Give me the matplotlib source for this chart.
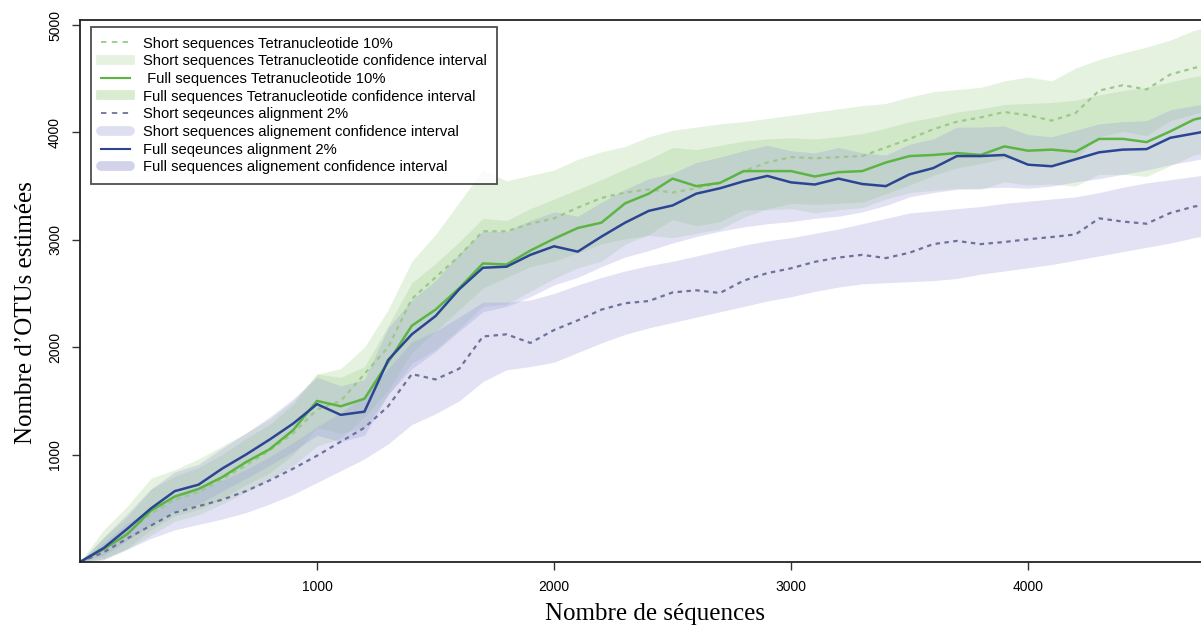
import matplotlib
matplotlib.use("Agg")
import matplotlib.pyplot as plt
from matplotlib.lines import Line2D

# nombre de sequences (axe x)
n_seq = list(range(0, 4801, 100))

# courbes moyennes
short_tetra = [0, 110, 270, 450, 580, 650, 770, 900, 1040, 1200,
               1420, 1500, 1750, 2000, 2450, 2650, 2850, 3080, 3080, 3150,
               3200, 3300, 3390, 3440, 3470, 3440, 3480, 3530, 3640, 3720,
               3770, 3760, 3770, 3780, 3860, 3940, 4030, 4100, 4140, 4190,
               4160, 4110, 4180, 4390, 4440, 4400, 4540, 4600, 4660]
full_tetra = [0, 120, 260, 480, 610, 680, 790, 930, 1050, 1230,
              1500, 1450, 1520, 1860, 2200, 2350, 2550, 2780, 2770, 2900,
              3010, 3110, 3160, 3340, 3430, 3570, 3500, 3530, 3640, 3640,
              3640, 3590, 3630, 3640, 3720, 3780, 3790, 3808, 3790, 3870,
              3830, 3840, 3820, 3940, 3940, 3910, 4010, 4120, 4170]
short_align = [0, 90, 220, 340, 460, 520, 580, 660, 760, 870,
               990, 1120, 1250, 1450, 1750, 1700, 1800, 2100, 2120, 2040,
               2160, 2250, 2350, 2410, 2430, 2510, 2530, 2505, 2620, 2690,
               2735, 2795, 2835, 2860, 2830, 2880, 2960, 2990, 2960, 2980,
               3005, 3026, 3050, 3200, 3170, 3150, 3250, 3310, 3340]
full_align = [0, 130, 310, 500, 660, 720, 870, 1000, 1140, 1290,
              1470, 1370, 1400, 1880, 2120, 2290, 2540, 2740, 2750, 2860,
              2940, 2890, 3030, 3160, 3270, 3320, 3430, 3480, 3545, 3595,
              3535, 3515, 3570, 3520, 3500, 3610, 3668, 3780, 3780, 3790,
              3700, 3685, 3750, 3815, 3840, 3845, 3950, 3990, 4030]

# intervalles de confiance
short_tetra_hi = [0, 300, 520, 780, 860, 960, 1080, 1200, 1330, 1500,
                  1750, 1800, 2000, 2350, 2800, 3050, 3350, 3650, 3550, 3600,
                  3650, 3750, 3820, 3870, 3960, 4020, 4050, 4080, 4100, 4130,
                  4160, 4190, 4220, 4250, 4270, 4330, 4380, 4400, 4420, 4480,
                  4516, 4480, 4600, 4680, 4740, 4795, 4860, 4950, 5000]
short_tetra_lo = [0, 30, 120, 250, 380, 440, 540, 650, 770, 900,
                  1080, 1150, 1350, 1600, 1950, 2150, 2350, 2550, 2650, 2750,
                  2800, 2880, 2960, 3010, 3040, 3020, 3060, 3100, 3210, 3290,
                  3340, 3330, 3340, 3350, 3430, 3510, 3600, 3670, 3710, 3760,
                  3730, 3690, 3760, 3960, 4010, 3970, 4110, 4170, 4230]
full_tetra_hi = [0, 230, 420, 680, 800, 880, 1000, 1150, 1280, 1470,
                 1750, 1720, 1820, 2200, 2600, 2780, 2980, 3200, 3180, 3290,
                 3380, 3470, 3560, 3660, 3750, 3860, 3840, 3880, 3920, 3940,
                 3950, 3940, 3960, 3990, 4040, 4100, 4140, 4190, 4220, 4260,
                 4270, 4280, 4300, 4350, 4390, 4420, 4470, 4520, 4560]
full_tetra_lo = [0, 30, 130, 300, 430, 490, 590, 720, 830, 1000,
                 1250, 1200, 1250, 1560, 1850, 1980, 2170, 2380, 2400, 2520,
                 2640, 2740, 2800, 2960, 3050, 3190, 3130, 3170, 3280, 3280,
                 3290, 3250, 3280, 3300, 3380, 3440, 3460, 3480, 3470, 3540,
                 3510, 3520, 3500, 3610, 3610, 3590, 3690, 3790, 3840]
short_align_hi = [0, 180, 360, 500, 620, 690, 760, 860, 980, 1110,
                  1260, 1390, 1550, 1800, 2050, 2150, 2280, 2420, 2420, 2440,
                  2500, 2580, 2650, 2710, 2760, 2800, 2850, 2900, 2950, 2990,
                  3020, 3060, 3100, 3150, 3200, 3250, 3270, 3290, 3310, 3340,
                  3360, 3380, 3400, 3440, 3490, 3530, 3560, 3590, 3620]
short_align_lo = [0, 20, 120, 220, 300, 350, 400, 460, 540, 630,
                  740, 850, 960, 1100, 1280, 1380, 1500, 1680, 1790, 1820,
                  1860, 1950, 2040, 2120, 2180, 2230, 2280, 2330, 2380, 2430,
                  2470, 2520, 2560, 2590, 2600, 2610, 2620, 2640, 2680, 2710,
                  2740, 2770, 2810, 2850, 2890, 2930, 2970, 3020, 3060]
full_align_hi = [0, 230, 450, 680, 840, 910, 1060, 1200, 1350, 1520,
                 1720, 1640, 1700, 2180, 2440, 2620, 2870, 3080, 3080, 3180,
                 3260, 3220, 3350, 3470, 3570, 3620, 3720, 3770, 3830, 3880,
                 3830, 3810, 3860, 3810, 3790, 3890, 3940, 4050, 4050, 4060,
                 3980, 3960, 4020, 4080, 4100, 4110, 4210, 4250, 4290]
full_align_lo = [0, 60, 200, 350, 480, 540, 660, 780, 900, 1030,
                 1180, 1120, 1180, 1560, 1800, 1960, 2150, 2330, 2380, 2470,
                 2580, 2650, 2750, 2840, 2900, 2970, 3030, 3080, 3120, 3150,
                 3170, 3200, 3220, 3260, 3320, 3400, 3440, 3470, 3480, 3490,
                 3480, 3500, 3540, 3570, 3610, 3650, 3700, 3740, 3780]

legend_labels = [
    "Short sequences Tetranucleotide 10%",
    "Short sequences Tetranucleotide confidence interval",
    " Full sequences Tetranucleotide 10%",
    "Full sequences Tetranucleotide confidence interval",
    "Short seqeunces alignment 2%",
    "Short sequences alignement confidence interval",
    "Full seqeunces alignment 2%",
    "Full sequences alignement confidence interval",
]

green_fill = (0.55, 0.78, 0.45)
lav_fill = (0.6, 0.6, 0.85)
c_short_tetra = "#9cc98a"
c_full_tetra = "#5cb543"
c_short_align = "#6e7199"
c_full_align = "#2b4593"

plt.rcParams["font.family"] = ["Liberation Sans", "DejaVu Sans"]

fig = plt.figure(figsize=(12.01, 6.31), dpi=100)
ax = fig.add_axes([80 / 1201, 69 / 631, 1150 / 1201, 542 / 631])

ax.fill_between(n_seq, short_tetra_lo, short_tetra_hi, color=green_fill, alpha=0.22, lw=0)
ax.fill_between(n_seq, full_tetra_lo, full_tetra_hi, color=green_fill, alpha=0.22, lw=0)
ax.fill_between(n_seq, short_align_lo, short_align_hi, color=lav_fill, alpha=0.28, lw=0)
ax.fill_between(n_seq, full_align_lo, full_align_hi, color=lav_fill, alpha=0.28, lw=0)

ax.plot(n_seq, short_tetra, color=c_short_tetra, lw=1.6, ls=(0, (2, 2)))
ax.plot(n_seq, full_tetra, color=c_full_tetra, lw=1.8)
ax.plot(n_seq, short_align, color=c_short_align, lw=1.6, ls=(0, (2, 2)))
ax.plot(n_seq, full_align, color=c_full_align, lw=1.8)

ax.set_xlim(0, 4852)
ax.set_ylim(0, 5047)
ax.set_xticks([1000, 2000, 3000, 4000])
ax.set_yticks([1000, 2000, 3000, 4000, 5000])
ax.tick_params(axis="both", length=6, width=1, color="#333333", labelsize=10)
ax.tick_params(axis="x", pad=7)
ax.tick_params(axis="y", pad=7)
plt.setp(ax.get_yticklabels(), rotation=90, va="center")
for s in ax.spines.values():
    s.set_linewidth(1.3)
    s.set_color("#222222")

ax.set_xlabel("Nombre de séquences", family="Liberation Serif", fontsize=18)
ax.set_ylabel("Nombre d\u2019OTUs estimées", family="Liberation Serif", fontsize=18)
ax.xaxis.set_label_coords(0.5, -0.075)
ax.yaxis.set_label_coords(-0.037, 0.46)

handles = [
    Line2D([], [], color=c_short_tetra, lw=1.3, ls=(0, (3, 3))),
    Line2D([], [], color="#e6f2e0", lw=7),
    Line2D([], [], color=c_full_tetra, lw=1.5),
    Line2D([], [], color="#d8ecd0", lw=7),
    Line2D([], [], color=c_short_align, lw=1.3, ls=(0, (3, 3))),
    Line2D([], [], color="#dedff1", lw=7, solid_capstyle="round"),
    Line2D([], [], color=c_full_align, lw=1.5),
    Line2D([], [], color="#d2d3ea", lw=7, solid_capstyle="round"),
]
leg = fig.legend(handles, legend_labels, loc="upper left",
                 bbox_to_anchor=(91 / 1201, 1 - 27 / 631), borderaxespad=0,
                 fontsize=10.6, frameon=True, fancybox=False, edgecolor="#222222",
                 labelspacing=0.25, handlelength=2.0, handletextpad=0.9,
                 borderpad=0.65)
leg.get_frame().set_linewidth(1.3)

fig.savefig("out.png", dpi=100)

* * *

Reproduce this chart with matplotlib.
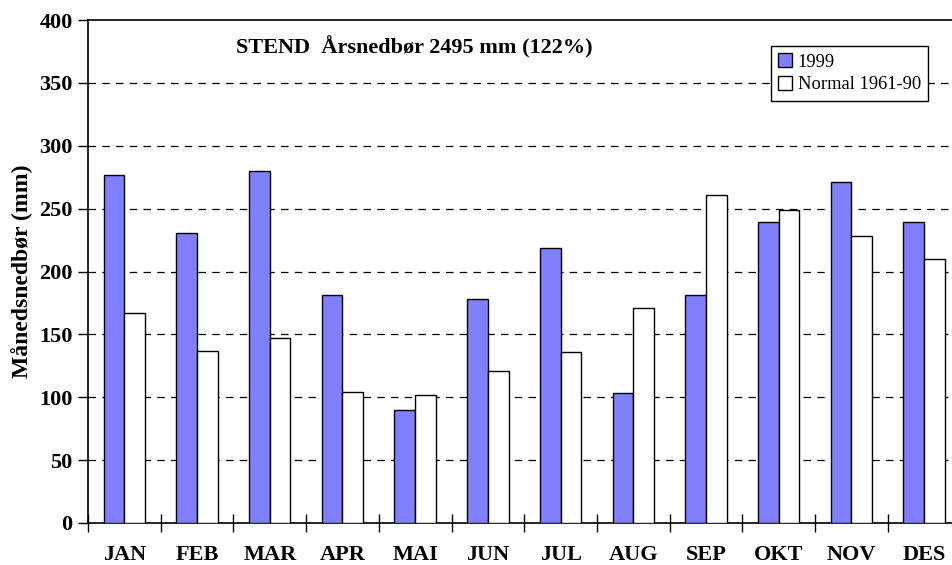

--

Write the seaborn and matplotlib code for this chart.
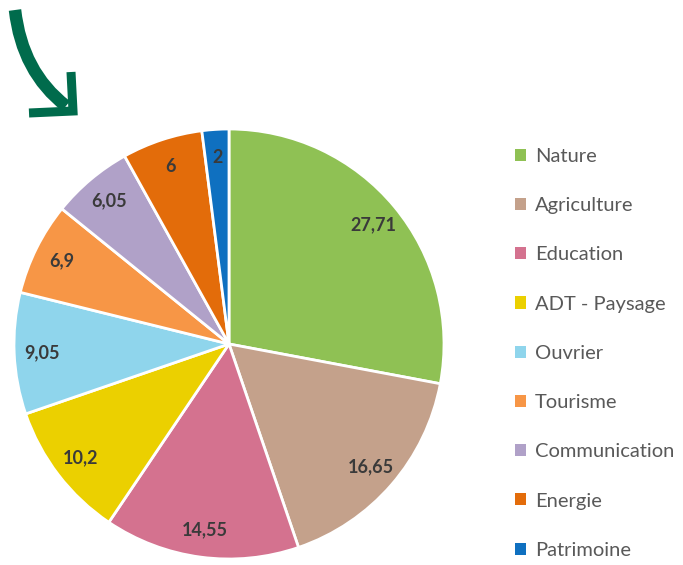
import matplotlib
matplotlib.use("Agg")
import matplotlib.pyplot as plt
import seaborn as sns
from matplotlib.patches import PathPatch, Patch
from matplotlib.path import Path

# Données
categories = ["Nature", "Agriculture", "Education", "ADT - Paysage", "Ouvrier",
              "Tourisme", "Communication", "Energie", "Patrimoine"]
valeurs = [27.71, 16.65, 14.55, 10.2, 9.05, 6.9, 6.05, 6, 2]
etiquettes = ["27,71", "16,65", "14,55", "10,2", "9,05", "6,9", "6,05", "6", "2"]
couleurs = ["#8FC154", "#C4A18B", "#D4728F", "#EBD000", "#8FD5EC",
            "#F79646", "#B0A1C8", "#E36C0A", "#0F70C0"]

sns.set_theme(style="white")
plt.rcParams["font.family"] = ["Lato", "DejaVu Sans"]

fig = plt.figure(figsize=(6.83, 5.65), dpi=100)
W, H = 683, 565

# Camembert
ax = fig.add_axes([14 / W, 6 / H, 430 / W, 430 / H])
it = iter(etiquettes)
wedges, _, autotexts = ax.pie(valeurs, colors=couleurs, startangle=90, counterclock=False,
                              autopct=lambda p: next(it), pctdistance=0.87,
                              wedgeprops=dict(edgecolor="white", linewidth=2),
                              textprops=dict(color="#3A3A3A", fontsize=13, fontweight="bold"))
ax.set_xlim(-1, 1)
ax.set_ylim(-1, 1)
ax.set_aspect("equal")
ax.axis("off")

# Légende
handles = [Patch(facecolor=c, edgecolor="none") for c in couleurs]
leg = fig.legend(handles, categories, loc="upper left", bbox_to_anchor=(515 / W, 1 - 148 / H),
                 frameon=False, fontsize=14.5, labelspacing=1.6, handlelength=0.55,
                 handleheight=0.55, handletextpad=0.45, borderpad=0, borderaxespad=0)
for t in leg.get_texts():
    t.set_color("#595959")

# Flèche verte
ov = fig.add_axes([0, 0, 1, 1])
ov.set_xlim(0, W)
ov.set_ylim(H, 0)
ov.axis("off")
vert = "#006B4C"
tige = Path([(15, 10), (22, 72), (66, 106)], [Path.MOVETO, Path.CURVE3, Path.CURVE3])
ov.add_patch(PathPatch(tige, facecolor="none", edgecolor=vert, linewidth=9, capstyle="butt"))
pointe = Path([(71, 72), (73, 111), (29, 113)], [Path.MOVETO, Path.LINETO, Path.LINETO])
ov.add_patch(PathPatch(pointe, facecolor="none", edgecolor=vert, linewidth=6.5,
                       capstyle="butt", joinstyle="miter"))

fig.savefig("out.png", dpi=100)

_Problem_
Take the material above and output only the lines from the one that contains "Give me the matplotlib source for this chart." through the one that contains "n_seq = list(range(0, 4801, 100))", ends included and images left out.

_Worked solution_
Give me the matplotlib source for this chart.
import matplotlib
matplotlib.use("Agg")
import matplotlib.pyplot as plt
from matplotlib.lines import Line2D

# nombre de sequences (axe x)
n_seq = list(range(0, 4801, 100))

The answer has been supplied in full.